La légende n’est pas un costume. La légende est une exigence. Elle n’excuse pas nos petites rivalités, nos chapelles, nos susceptibilités de velours. Elle ne justifie pas la froideur administrative qui remplace parfois l’accueil, ni ces silences où l’on laisse un Frère ou une Sœur se débrouiller seul avec ses doutes. Une confrérie ne se proclame pas : elle se prouve, au quotidien, dans la manière de regarder l’autre sans le réduire à son grade, son rite, sa fonction, son obédience, son accent, sa “tendance”.

Un mythique passé.
Nous l’invoquons comme on allume une veilleuse. Nous citons des dates, des noms, des hauts faits. Nous mettons des gants blancs à l’histoire. Pourtant, le passé n’est pas un musée : c’est une racine. Et une racine n’a de sens que si elle nourrit.
Le mythe, lorsqu’il est vivant, n’est pas un décor. Il est un miroir. Il nous demande : “À quoi sers-tu ?”

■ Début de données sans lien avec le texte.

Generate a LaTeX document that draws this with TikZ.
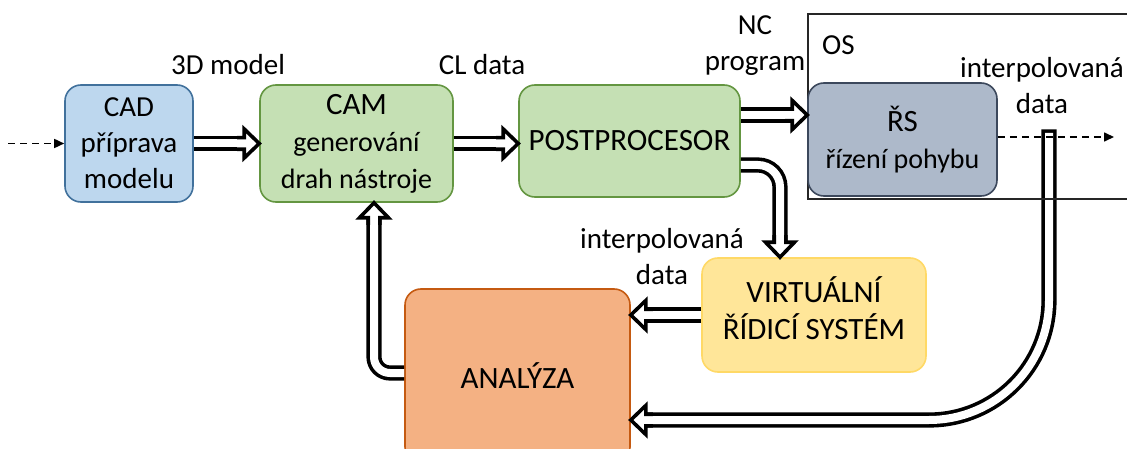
\documentclass[tikz,border=0pt]{standalone}
\usepackage{fontspec}
\setmainfont{Carlito}
\usetikzlibrary{arrows.meta}
\definecolor{cadfill}{RGB}{189,215,238}
\definecolor{cadline}{RGB}{65,113,156}
\definecolor{camfill}{RGB}{197,224,180}
\definecolor{camline}{RGB}{100,150,65}
\definecolor{rsfill}{RGB}{173,185,202}
\definecolor{rsline}{RGB}{60,72,92}
\definecolor{virtfill}{RGB}{255,230,153}
\definecolor{virtline}{RGB}{255,217,102}
\definecolor{anafill}{RGB}{244,177,131}
\definecolor{analine}{RGB}{197,90,17}
\newcommand{\fathead}[2]{\begin{scope}[shift={(#1)},rotate=#2]
\draw[line width=3.6pt, fill=white, miter limit=10] (-22,5.8) -- (-15,5.8) -- (-15,14.5) -- (0,0) -- (-15,-14.5) -- (-15,-5.8) -- (-22,-5.8);
\end{scope}}
\newcommand{\smallsz}{\fontsize{28}{34}\selectfont}
\tikzset{
  box/.style={draw, rounded corners=16pt, line width=1.6pt, align=center, inner sep=0pt, font=\fontsize{31}{37}\selectfont},
  fat/.style={line width=3.6pt, double=white, double distance=8pt},
  lbl/.style={font=\fontsize{29}{36}\selectfont, align=center, inner sep=0pt},
  dasharrow/.style={dashed, dash pattern=on 7pt off 5pt, line width=1.6pt, -{Triangle[length=10pt,width=9pt]}},
  frame/.style={line width=1.5pt, black!85}
}
\begin{document}
\begin{tikzpicture}[x=1pt,y=-1pt]
\useasboundingbox (0,0) rectangle (1127,449);
\clip (0,0) rectangle (1127,449);
\fill[white] (0,0) rectangle (1127,449);

% boxes
\node[box, fill=cadfill, draw=cadline, minimum width=128pt, minimum height=117pt, font=\fontsize{29}{36}\selectfont] (cad) at (129,143.5) {CAD\\příprava\\modelu};
\node[box, fill=camfill, draw=camline, minimum width=193pt, minimum height=117pt] (cam) at (356.5,143.5) {CAM\\\smallsz generování\\\smallsz drah nástroje};
\node[box, fill=camfill, draw=camline, minimum width=221pt, minimum height=112pt] (post) at (629.5,141) {POSTPROCESOR};
\node[box, fill=virtfill, draw=virtline, minimum width=224pt, minimum height=114pt,
  label={[align=center, inner sep=0pt, font=\fontsize{31}{37}\selectfont, yshift=7pt]center:VIRTUÁLNÍ\\ŘÍDICÍ SYSTÉM}] (virt) at (814,315) {};
\node[box, fill=anafill, draw=analine, minimum width=225pt, minimum height=174pt] (ana) at (517.5,376) {ANALÝZA};

% labels
\node[lbl] (l3d) at (228,65) {3D model};
\node[lbl] (lcl) at (482,65) {CL data};
\node[lbl] (lnc) at (755,46) {NC\\program};
\node[lbl] (lint1) at (1042,86) {interpolovaná\\data};
\node[lbl] (lint2) at (662,257) {interpolovaná\\data};

% arrow from RS tap to ANALYZA
\coordinate (t7) at (1049,137);
\coordinate (h7) at ([yshift=-44pt]ana.east);
\draw[fat, line cap=rect, rounded corners=120pt] (t7) -- (t7 |- h7) -- ([xshift=15pt]h7);
\fathead{h7}{180}

% OS frame
\coordinate (osa) at (1135,14);
\coordinate (osb) at (808,14);
\coordinate (osc) at (808,199);
\coordinate (osd) at (1135,199);
\draw[frame] (osa) -- (osb) -- (osc) -- (osd);
\node[lbl, anchor=west] (los) at (822,45) {OS};

\node[box, fill=rsfill, draw=rsline, minimum width=189pt, minimum height=113pt] (rs) at (902.5,139.5) {ŘS\\\smallsz řízení pohybu};

% fat arrows
\draw[fat] (cad.east) -- ([xshift=-15pt]cam.west);
\fathead{cam.west}{0}

\coordinate (h2) at (cam.east -| post.west);
\draw[fat] (cam.east) -- ([xshift=-15pt]h2);
\fathead{h2}{0}

\coordinate (s3) at ([yshift=26pt]post.east);
\coordinate (h3) at (s3 -| rs.west);
\draw[fat] (s3) -- ([xshift=-15pt]h3);
\fathead{h3}{0}

\coordinate (s4) at ([yshift=-24pt]post.east);
\coordinate (h4) at ([xshift=-34pt]virt.north);
\draw[fat, rounded corners=22pt] (s4) -- (s4 -| h4) -- ([yshift=15pt]h4);
\fathead{h4}{-90}

\coordinate (h5) at (virt.west -| ana.east);
\draw[fat] (virt.west) -- ([xshift=15pt]h5);
\fathead{h5}{180}

\coordinate (s6) at ([yshift=3pt]ana.west);
\coordinate (h6) at ([xshift=17.5pt]cam.south);
\draw[fat, rounded corners=16pt] (s6) -- (s6 -| h6) -- ([yshift=-15pt]h6);
\fathead{h6}{90}

% dashed arrows
\coordinate (in) at (8,143.5);
\draw[dasharrow] (in) -- (cad.west);
\coordinate (rsout) at ([yshift=2.5pt]rs.east);
\coordinate (out) at (rsout -| 1114,0);
\draw[dasharrow] (rsout) -- (out);
\end{tikzpicture}
\end{document}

Car le danger, c’est de confondre la mémoire avec la nostalgie. La mémoire éclaire. La nostalgie endort. La première nous rend responsables ; la seconde nous rend spectateurs. Et un Ordre qui se contente d’admirer son passé finit toujours par le répéter au lieu de le prolonger.
Un avenir visionnaire.
Voilà la partie la plus difficile. Parce qu’elle exige de cesser de jouer à la franc-maçonnerie pour la faire advenir. L’avenir visionnaire ne se décrète pas en plan stratégique, en slogans rutilants, en posts bien lissés. Il commence au moment où l’on accepte une vérité simple : on ne bâtit pas l’avenir avec des cœurs fermés.
Visionnaire, ce n’est pas “moderne”. Visionnaire, c’est “juste”.

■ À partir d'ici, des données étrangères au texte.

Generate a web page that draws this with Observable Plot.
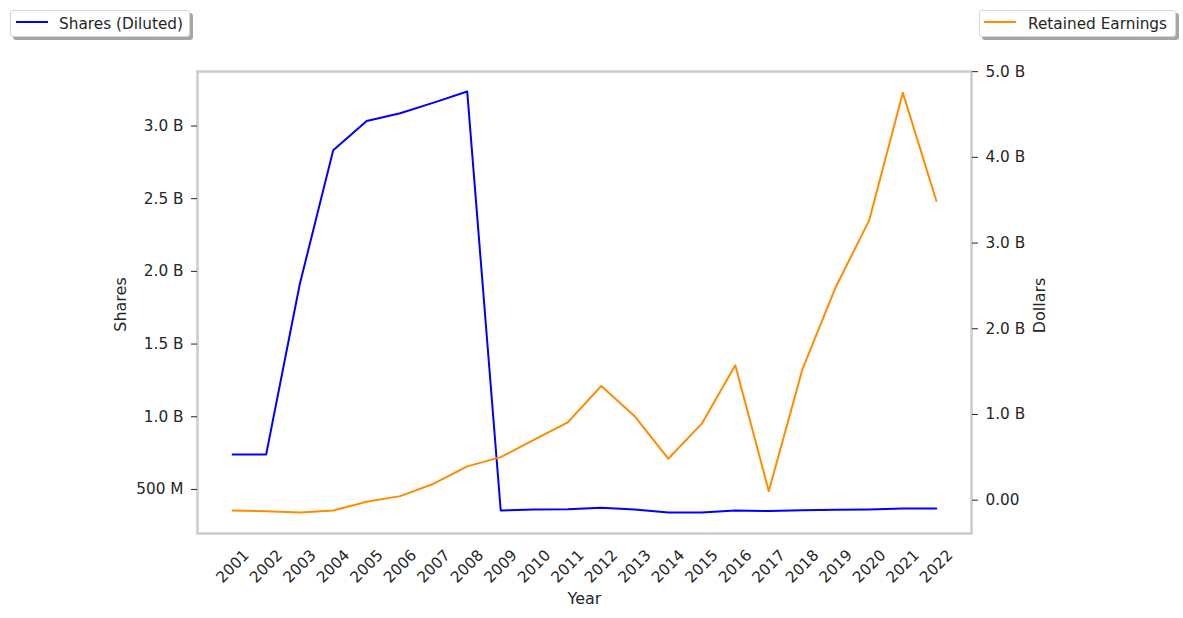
<!DOCTYPE html>
<html>
<head>
<meta charset="utf-8">
<script src="https://cdn.jsdelivr.net/npm/d3@7"></script>
<script src="https://cdn.jsdelivr.net/npm/@observablehq/plot@0.6"></script>
<style>
  body { margin: 0; background: #fff; font-family: "DejaVu Sans", sans-serif; }
  #wrap { position: relative; width: 1183px; height: 618px; overflow: hidden; }
  #wrap svg { position: absolute; left: 0; top: 0; }
  .legend { position: absolute; top: 10px; height: 27px; box-sizing: border-box; background: #fff;
            border: 1px solid #d6d6d6; border-radius: 3px; box-shadow: 3px 3px 0 rgba(0,0,0,0.35);
            font-size: 15.3px; color: #262626; }
  .legend .sw { position: absolute; top: 10px; width: 32px; height: 0; border-top: 2px solid; }
  .legend .tx { position: absolute; top: 3px; line-height: 20px; white-space: nowrap; }
</style>
</head>
<body>
<div id="wrap">
  <div class="legend" style="left:10px;width:180px;"><span class="sw" style="left:5px;border-color:#0000ff"></span><span class="tx" style="left:48px">Shares (Diluted)</span></div>
  <div class="legend" style="left:979px;width:197px;"><span class="sw" style="left:4px;border-color:#ff8c00"></span><span class="tx" style="left:48px">Retained Earnings</span></div>
</div>
<script>
const years = [2001,2002,2003,2004,2005,2006,2007,2008,2009,2010,2011,2012,2013,2014,2015,2016,2017,2018,2019,2020,2021,2022];
const sharesDiluted = [0.741e9,0.741e9,1.91e9,2.833e9,3.035e9,3.088e9,3.161e9,3.237e9,0.355e9,0.362e9,0.364e9,0.374e9,0.362e9,0.342e9,0.342e9,0.355e9,0.351e9,0.357e9,0.360e9,0.362e9,0.369e9,0.369e9];
const retainedEarnings = [-0.12e9,-0.13e9,-0.144e9,-0.12e9,-0.019e9,0.047e9,0.192e9,0.394e9,0.502e9,0.706e9,0.908e9,1.332e9,0.978e9,0.484e9,0.893e9,1.574e9,0.105e9,1.523e9,2.488e9,3.268e9,4.755e9,3.493e9];
const shareTicks = [0.5e9,1.0e9,1.5e9,2.0e9,2.5e9,3.0e9];
const dollarTicks = [0,1e9,2e9,3e9,4e9,5e9];

const sharesData = years.map((y,i) => ({year: y, value: sharesDiluted[i]}));
const retainedData = years.map((y,i) => ({year: y, value: retainedEarnings[i]}));

const common = {
  width: 1183, height: 618,
  marginLeft: 197, marginRight: 212, marginTop: 71, marginBottom: 85,
  style: {fontFamily: "DejaVu Sans", fontSize: "15.3px", color: "#262626", background: "transparent", overflow: "visible"},
  x: {type: "linear", domain: [1999.95, 2023.05], axis: null}
};

const fmtShares = d => d < 1e9 ? `${d/1e6} M` : `${(d/1e9).toFixed(1)} B`;
const fmtDollars = d => d === 0 ? "0.00" : `${(d/1e9).toFixed(1)} B`;

const p1 = Plot.plot({
  ...common,
  y: {domain: [0.197e9, 3.375e9], axis: null},
  marks: [
    Plot.frame({stroke: "#cccccc", strokeWidth: 2.5}),
    Plot.axisX({ticks: years, tickSize: 0, tickRotate: -45, textAnchor: "middle", lineAnchor: "middle", tickPadding: 33, tickFormat: d => String(d), label: null}),
    Plot.axisY({ticks: shareTicks, tickSize: 6, tickPadding: 8, tickFormat: fmtShares, label: null, stroke: "#262626"}),
    Plot.line(sharesData, {x: "year", y: "value", stroke: "#0000ff", strokeWidth: 2}),
    Plot.text(["Year"], {frameAnchor: "bottom", dy: 65, textAnchor: "middle", lineAnchor: "middle", text: d => d, fontSize: 16, fill: "#262626"}),
    Plot.text(["Shares"], {frameAnchor: "left", dx: -77, dy: 2, rotate: -90, textAnchor: "middle", lineAnchor: "middle", text: d => d, fontSize: 16, fill: "#262626"})
  ]
});

const p2 = Plot.plot({
  ...common,
  y: {domain: [-0.389e9, 5.002e9], axis: null},
  marks: [
    Plot.axisY({ticks: dollarTicks, anchor: "right", tickSize: 6, tickPadding: 8, tickFormat: fmtDollars, label: null, stroke: "#262626"}),
    Plot.line(retainedData, {x: "year", y: "value", stroke: "#ff8c00", strokeWidth: 2}),
    Plot.text(["Dollars"], {frameAnchor: "right", dx: 68, dy: 3, rotate: -90, textAnchor: "middle", lineAnchor: "middle", text: d => d, fontSize: 16, fill: "#262626"})
  ]
});

const wrap = document.getElementById("wrap");
wrap.insertBefore(p2, wrap.firstChild);
wrap.insertBefore(p1, wrap.firstChild);
</script>
</body>
</html>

C’est penser que notre méthode — le symbole, le silence, la parole tenue, l’écoute, le travail sur soi — peut encore servir à quelque chose dans un monde saturé d’opinions, de réactions et d’ego.
Visionnaire, c’est refuser le confort de l’entre-soi. C’est arrêter de croire que “préserver” signifie “figer”. C’est se demander si nos tenues transforment vraiment nos vies, ou si elles ne font que nous offrir une parenthèse élégante.
Alors oui : confrérie, passé, avenir. Mais à une condition : que ces mots ne soient pas des vitrines. Qu’ils deviennent des outils.
Qu’une loge ne soit pas seulement un lieu où l’on “tient” des réunions, mais un atelier où l’on se polit soi-même — jusqu’à ce que cela se voie dehors.
Qu’on ne sorte pas du temple avec une lumière en poche, mais avec une responsabilité en plus.
Qu’on cesse de mesurer la réussite à la fréquentation, au décorum, aux titres, et qu’on la mesure à cette question brutale : est-ce que je suis devenu meilleur ? Pas parfait. Pas “au-dessus”. Juste plus humain. Plus vrai. Plus capable de fraternité.
La légende n’est pas derrière nous. Elle est devant.
Le passé n’est pas un piédestal. Il est une promesse.
Et l’avenir ne sera visionnaire que si nous osons, enfin, faire ce que nous disons.
Parce qu’au fond, la seule phrase qui compte vraiment, c’est celle qu’on n’écrit pas sur une bannière :
“Je travaille, et ça change quelque chose.”